§ **To be done**
Word for word, restate every line of the material.

§ **Raw data**
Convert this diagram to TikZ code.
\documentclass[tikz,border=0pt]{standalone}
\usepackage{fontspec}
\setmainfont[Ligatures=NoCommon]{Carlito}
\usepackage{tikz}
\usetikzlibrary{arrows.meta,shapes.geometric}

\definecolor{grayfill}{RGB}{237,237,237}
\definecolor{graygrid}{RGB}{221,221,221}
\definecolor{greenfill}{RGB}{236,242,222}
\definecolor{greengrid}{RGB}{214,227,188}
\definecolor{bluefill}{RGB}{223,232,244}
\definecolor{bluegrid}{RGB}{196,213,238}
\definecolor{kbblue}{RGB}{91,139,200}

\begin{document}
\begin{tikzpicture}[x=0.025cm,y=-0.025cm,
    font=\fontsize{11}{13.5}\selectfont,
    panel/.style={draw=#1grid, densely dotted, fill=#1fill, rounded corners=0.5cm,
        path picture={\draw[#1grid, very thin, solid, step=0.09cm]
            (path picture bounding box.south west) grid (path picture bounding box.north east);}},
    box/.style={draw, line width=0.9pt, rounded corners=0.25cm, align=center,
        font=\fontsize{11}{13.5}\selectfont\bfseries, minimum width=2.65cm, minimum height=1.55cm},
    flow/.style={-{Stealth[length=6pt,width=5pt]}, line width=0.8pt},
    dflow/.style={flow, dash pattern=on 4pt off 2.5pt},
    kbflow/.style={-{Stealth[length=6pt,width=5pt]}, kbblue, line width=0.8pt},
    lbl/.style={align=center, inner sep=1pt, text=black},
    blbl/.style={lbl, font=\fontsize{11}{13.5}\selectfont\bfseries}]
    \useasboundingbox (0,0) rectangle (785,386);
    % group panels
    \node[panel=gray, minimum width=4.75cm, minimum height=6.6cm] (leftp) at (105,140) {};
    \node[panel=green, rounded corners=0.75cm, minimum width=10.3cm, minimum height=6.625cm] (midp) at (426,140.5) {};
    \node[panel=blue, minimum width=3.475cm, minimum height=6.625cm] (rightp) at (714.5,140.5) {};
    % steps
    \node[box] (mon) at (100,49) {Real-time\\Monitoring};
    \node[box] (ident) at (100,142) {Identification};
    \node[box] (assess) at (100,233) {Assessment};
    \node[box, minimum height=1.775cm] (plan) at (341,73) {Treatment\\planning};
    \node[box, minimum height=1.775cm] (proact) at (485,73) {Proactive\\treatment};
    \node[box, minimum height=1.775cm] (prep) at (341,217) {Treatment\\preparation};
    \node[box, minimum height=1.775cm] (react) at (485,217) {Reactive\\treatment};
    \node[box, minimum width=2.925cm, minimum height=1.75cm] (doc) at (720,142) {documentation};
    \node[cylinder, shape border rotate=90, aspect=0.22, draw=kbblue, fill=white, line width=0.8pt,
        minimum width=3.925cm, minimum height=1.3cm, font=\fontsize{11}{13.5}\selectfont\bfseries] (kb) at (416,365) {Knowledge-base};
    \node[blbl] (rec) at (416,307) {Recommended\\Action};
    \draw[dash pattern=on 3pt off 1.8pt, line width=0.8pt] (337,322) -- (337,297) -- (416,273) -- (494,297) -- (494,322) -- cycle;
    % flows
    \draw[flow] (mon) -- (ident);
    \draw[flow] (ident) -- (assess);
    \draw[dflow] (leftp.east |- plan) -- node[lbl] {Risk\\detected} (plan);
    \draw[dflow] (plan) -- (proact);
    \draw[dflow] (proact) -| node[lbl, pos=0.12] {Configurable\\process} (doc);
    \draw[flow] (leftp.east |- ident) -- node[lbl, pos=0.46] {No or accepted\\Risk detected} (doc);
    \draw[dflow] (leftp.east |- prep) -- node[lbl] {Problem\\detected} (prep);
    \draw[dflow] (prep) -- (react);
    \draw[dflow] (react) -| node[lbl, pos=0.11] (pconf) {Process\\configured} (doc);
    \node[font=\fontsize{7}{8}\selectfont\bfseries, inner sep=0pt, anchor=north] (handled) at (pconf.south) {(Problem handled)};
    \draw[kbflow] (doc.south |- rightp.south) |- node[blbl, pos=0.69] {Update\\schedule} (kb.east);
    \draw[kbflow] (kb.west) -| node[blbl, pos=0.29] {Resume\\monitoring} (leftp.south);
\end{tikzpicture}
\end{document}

§ **Exercise output**
Convert this diagram to TikZ code.
\documentclass[tikz,border=0pt]{standalone}
\usepackage{fontspec}
\setmainfont[Ligatures=NoCommon]{Carlito}
\usepackage{tikz}
\usetikzlibrary{arrows.meta,shapes.geometric}

\definecolor{grayfill}{RGB}{237,237,237}
\definecolor{graygrid}{RGB}{221,221,221}
\definecolor{greenfill}{RGB}{236,242,222}
\definecolor{greengrid}{RGB}{214,227,188}
\definecolor{bluefill}{RGB}{223,232,244}
\definecolor{bluegrid}{RGB}{196,213,238}
\definecolor{kbblue}{RGB}{91,139,200}

\begin{document}
\begin{tikzpicture}[x=0.025cm,y=-0.025cm,
    font=\fontsize{11}{13.5}\selectfont,
    panel/.style={draw=#1grid, densely dotted, fill=#1fill, rounded corners=0.5cm,
        path picture={\draw[#1grid, very thin, solid, step=0.09cm]
            (path picture bounding box.south west) grid (path picture bounding box.north east);}},
    box/.style={draw, line width=0.9pt, rounded corners=0.25cm, align=center,
        font=\fontsize{11}{13.5}\selectfont\bfseries, minimum width=2.65cm, minimum height=1.55cm},
    flow/.style={-{Stealth[length=6pt,width=5pt]}, line width=0.8pt},
    dflow/.style={flow, dash pattern=on 4pt off 2.5pt},
    kbflow/.style={-{Stealth[length=6pt,width=5pt]}, kbblue, line width=0.8pt},
    lbl/.style={align=center, inner sep=1pt, text=black},
    blbl/.style={lbl, font=\fontsize{11}{13.5}\selectfont\bfseries}]
    \useasboundingbox (0,0) rectangle (785,386);
    % group panels
    \node[panel=gray, minimum width=4.75cm, minimum height=6.6cm] (leftp) at (105,140) {};
    \node[panel=green, rounded corners=0.75cm, minimum width=10.3cm, minimum height=6.625cm] (midp) at (426,140.5) {};
    \node[panel=blue, minimum width=3.475cm, minimum height=6.625cm] (rightp) at (714.5,140.5) {};
    % steps
    \node[box] (mon) at (100,49) {Real-time\\Monitoring};
    \node[box] (ident) at (100,142) {Identification};
    \node[box] (assess) at (100,233) {Assessment};
    \node[box, minimum height=1.775cm] (plan) at (341,73) {Treatment\\planning};
    \node[box, minimum height=1.775cm] (proact) at (485,73) {Proactive\\treatment};
    \node[box, minimum height=1.775cm] (prep) at (341,217) {Treatment\\preparation};
    \node[box, minimum height=1.775cm] (react) at (485,217) {Reactive\\treatment};
    \node[box, minimum width=2.925cm, minimum height=1.75cm] (doc) at (720,142) {documentation};
    \node[cylinder, shape border rotate=90, aspect=0.22, draw=kbblue, fill=white, line width=0.8pt,
        minimum width=3.925cm, minimum height=1.3cm, font=\fontsize{11}{13.5}\selectfont\bfseries] (kb) at (416,365) {Knowledge-base};
    \node[blbl] (rec) at (416,307) {Recommended\\Action};
    \draw[dash pattern=on 3pt off 1.8pt, line width=0.8pt] (337,322) -- (337,297) -- (416,273) -- (494,297) -- (494,322) -- cycle;
    % flows
    \draw[flow] (mon) -- (ident);
    \draw[flow] (ident) -- (assess);
    \draw[dflow] (leftp.east |- plan) -- node[lbl] {Risk\\detected} (plan);
    \draw[dflow] (plan) -- (proact);
    \draw[dflow] (proact) -| node[lbl, pos=0.12] {Configurable\\process} (doc);
    \draw[flow] (leftp.east |- ident) -- node[lbl, pos=0.46] {No or accepted\\Risk detected} (doc);
    \draw[dflow] (leftp.east |- prep) -- node[lbl] {Problem\\detected} (prep);
    \draw[dflow] (prep) -- (react);
    \draw[dflow] (react) -| node[lbl, pos=0.11] (pconf) {Process\\configured} (doc);
    \node[font=\fontsize{7}{8}\selectfont\bfseries, inner sep=0pt, anchor=north] (handled) at (pconf.south) {(Problem handled)};
    \draw[kbflow] (doc.south |- rightp.south) |- node[blbl, pos=0.69] {Update\\schedule} (kb.east);
    \draw[kbflow] (kb.west) -| node[blbl, pos=0.29] {Resume\\monitoring} (leftp.south);
\end{tikzpicture}
\end{document}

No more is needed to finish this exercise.